**Entries with chart source code**
------------------------------

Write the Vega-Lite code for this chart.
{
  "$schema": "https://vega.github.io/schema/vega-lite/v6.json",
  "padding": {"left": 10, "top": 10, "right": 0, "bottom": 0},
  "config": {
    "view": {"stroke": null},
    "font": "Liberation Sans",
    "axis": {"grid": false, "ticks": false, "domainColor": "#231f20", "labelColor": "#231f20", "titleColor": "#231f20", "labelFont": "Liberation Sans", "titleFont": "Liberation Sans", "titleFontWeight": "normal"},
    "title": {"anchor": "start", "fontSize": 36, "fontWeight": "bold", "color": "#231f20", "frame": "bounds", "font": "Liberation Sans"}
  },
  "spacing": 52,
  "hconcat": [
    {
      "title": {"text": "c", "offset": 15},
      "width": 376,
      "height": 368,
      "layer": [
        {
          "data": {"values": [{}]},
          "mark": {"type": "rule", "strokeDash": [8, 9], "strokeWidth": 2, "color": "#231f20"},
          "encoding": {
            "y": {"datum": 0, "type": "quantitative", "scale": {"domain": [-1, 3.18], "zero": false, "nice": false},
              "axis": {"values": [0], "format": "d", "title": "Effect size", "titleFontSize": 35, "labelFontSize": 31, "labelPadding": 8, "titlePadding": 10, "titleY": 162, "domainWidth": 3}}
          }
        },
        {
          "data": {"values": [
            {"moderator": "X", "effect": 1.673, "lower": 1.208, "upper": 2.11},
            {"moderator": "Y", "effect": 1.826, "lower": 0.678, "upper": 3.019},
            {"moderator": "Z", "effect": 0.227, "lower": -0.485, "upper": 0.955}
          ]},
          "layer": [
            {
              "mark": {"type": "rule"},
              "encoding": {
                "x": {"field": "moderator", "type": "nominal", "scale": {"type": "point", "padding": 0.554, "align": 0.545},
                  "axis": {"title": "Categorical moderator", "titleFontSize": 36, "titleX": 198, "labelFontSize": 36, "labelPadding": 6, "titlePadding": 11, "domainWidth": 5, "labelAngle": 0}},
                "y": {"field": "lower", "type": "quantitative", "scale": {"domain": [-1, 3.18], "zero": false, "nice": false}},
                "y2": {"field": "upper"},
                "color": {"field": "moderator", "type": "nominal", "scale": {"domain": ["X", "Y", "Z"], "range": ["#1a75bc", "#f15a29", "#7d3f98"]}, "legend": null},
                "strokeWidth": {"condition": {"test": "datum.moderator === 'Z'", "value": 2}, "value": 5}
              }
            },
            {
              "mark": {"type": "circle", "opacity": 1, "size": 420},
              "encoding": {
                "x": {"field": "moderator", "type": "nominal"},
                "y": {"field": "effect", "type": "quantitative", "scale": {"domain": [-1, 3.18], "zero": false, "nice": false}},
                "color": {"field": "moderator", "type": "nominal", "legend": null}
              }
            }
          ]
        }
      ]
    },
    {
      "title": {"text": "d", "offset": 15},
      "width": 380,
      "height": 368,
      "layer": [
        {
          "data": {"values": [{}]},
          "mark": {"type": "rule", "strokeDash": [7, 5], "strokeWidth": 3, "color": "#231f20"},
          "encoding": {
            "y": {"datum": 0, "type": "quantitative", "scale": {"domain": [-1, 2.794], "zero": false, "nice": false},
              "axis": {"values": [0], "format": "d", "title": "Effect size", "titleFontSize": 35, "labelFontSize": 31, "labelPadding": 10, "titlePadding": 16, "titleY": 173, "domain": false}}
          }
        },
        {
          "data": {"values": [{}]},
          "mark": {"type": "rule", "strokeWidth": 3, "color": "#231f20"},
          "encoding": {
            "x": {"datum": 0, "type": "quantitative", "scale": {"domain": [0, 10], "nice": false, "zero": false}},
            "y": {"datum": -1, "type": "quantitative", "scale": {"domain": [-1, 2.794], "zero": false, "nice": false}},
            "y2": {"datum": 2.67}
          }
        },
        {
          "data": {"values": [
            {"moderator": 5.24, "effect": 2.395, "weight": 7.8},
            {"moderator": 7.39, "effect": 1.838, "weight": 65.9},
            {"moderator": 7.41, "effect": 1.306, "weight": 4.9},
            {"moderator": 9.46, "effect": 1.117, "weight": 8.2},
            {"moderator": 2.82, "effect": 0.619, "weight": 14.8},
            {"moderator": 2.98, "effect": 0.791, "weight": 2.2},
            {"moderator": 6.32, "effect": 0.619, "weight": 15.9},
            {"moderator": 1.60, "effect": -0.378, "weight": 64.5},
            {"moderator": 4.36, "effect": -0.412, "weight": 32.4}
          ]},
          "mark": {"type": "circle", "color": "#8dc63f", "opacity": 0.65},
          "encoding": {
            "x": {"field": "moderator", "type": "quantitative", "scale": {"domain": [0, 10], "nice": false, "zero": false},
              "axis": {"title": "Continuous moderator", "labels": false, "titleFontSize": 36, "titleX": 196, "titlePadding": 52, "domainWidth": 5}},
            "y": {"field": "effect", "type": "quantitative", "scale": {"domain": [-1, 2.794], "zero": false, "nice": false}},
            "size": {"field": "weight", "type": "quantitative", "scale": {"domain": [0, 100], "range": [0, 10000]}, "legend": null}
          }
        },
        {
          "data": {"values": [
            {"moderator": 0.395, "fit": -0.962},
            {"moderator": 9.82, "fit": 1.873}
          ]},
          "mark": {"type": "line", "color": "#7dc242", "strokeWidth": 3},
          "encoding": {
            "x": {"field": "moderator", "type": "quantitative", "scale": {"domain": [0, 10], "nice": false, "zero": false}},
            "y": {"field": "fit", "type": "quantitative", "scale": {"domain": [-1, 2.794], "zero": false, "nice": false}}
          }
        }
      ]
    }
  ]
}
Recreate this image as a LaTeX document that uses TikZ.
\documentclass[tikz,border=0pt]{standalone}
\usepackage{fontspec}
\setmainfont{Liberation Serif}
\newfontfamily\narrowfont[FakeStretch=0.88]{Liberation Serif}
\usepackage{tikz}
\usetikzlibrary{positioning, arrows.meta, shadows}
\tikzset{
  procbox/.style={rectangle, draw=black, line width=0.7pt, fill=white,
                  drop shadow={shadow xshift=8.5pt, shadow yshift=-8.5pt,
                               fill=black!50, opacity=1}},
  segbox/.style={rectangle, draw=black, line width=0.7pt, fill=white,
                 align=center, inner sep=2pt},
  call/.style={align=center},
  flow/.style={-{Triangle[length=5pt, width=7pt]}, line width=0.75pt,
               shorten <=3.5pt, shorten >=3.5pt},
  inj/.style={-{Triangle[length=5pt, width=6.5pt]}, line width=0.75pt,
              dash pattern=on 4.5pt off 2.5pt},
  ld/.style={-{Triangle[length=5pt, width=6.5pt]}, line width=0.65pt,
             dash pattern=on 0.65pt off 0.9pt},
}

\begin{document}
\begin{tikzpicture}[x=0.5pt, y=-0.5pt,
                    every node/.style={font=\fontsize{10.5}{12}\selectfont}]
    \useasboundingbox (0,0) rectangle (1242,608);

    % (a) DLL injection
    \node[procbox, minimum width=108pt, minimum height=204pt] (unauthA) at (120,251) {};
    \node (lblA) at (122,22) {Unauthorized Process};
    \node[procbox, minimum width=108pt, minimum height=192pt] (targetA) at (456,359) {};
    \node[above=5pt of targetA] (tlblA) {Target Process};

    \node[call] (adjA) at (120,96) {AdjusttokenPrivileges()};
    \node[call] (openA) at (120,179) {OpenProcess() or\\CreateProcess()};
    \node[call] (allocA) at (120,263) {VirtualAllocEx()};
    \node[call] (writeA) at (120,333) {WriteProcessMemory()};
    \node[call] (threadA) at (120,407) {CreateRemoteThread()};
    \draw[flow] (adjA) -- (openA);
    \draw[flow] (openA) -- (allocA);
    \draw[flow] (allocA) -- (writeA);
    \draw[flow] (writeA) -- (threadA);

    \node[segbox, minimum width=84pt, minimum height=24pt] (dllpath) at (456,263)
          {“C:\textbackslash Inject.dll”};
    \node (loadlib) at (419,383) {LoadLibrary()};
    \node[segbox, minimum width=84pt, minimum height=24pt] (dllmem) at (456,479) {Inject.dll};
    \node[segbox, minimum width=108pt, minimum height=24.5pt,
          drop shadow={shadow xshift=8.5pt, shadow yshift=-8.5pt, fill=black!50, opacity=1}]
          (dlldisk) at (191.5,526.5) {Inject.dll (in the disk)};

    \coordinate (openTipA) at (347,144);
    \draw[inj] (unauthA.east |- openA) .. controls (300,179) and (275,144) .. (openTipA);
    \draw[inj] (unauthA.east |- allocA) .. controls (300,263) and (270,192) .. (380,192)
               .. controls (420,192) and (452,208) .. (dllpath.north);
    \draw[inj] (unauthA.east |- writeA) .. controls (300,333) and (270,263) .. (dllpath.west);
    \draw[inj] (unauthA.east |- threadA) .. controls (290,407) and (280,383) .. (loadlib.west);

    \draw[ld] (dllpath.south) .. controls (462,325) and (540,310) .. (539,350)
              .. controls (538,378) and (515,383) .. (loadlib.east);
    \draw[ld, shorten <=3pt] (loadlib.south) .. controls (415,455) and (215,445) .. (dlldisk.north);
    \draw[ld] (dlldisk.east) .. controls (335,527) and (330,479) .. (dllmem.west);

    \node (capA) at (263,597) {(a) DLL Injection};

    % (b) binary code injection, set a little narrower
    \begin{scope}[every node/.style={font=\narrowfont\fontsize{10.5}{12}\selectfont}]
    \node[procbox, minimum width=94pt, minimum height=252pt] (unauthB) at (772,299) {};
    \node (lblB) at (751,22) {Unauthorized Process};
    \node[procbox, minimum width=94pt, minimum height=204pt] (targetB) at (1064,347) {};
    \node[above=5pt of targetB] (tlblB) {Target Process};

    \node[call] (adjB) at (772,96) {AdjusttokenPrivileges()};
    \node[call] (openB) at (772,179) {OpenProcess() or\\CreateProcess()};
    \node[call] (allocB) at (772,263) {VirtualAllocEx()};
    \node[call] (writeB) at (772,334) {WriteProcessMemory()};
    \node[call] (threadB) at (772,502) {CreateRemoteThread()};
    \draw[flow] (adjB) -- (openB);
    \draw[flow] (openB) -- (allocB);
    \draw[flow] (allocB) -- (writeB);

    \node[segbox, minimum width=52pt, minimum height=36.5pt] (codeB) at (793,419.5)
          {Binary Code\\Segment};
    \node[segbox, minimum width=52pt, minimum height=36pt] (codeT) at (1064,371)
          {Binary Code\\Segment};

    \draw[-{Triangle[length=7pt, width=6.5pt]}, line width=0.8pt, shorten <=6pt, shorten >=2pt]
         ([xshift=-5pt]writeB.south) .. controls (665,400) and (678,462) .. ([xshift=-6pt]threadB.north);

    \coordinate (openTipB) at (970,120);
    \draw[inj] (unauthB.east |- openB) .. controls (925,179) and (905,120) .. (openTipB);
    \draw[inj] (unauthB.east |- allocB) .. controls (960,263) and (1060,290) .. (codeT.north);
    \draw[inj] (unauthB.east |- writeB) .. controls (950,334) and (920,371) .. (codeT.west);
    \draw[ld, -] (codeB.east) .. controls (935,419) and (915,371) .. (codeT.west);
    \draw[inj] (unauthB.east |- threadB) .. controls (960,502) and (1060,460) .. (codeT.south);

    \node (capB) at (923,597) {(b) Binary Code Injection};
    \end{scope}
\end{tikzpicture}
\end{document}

------------------------------

**Set task**
Exactly the lines from the line with "Recreate this image" to the line with "(0,0) rectangle (1242,608);", both included, are to be extracted, and no others.

**Result of the task**
Recreate this image as a LaTeX document that uses TikZ.
\documentclass[tikz,border=0pt]{standalone}
\usepackage{fontspec}
\setmainfont{Liberation Serif}
\newfontfamily\narrowfont[FakeStretch=0.88]{Liberation Serif}
\usepackage{tikz}
\usetikzlibrary{positioning, arrows.meta, shadows}
\tikzset{
  procbox/.style={rectangle, draw=black, line width=0.7pt, fill=white,
                  drop shadow={shadow xshift=8.5pt, shadow yshift=-8.5pt,
                               fill=black!50, opacity=1}},
  segbox/.style={rectangle, draw=black, line width=0.7pt, fill=white,
                 align=center, inner sep=2pt},
  call/.style={align=center},
  flow/.style={-{Triangle[length=5pt, width=7pt]}, line width=0.75pt,
               shorten <=3.5pt, shorten >=3.5pt},
  inj/.style={-{Triangle[length=5pt, width=6.5pt]}, line width=0.75pt,
              dash pattern=on 4.5pt off 2.5pt},
  ld/.style={-{Triangle[length=5pt, width=6.5pt]}, line width=0.65pt,
             dash pattern=on 0.65pt off 0.9pt},
}

\begin{document}
\begin{tikzpicture}[x=0.5pt, y=-0.5pt,
                    every node/.style={font=\fontsize{10.5}{12}\selectfont}]
    \useasboundingbox (0,0) rectangle (1242,608);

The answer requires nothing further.